If, for example, the promoters of a recall manage to get the majority of electors to sign their petition and argue that, based on solid economic indicators, the member is incapable of supporting economic recovery in his or her riding, will that be a valid reason or not?
Who will decide? Are MPs responsible for the situation? Do they have real power regarding the economy? If a majority of electors have signed the petition, will they be told that they are right or wrong? This is a very serious issue which leads me to believe that it would not be possible to implement this legislation and, more importantly, that such legislation would not achieve its goal.
I am convinced that such an act would make elected representatives vulnerable to conspiracies, to blackmail and to all kinds of secret dealings. I think that the whole process suggested by the Reform Party member would put undesirable additional pressure which would considerably affect the work of elected representatives, as well as the services they are meant to provide. I do not think that a member who would have to campaign against a recall in his or her riding would, at the same time, be able to adequately serve those who want to kick him out. This would be quite the paradox!

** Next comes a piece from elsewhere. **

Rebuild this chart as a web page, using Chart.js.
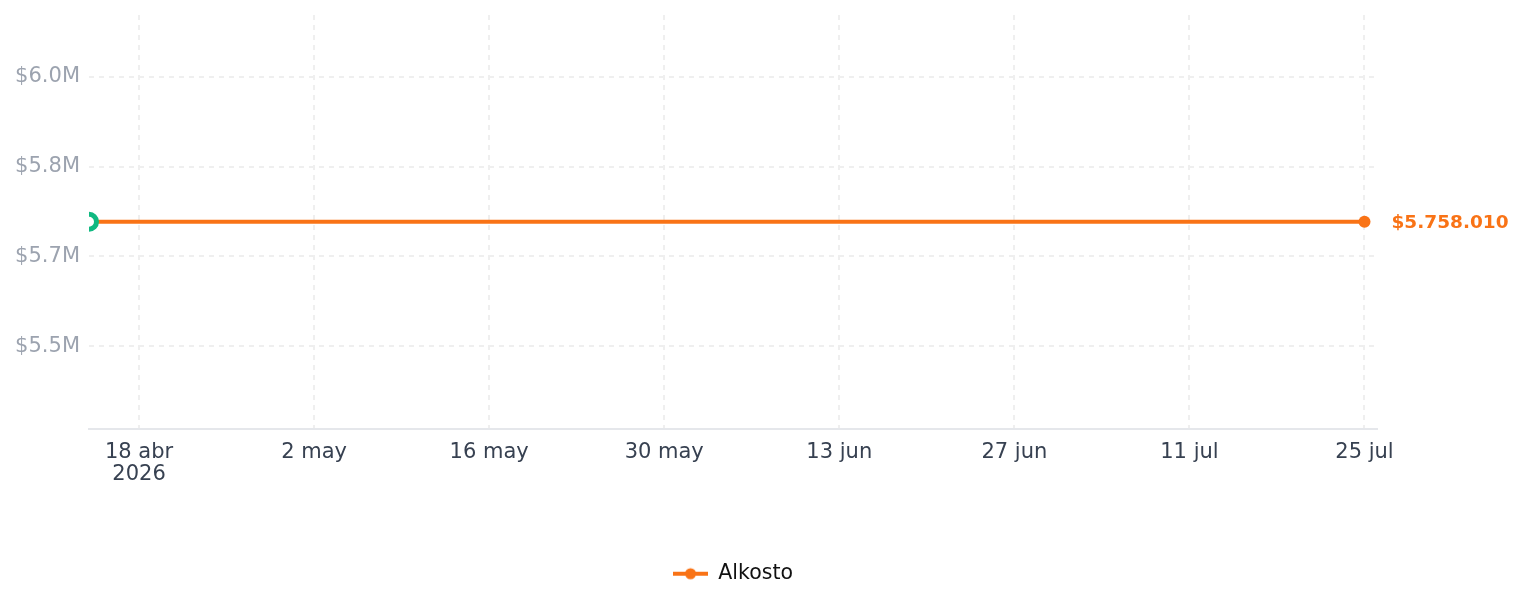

Our whole electoral and democratic process is not structured to serve in a positive way the intent of Bill C-210. Such a procedure would make the democratic process too perilous and costly, as well as totally uncontrollable.
This bill is not practical throughout a country whose population numbers in the millions. It results from a nostalgic feeling about the democratic idealism which arose in the 18th-century Europe. The Bloc Quebecois is totally opposed to this bill.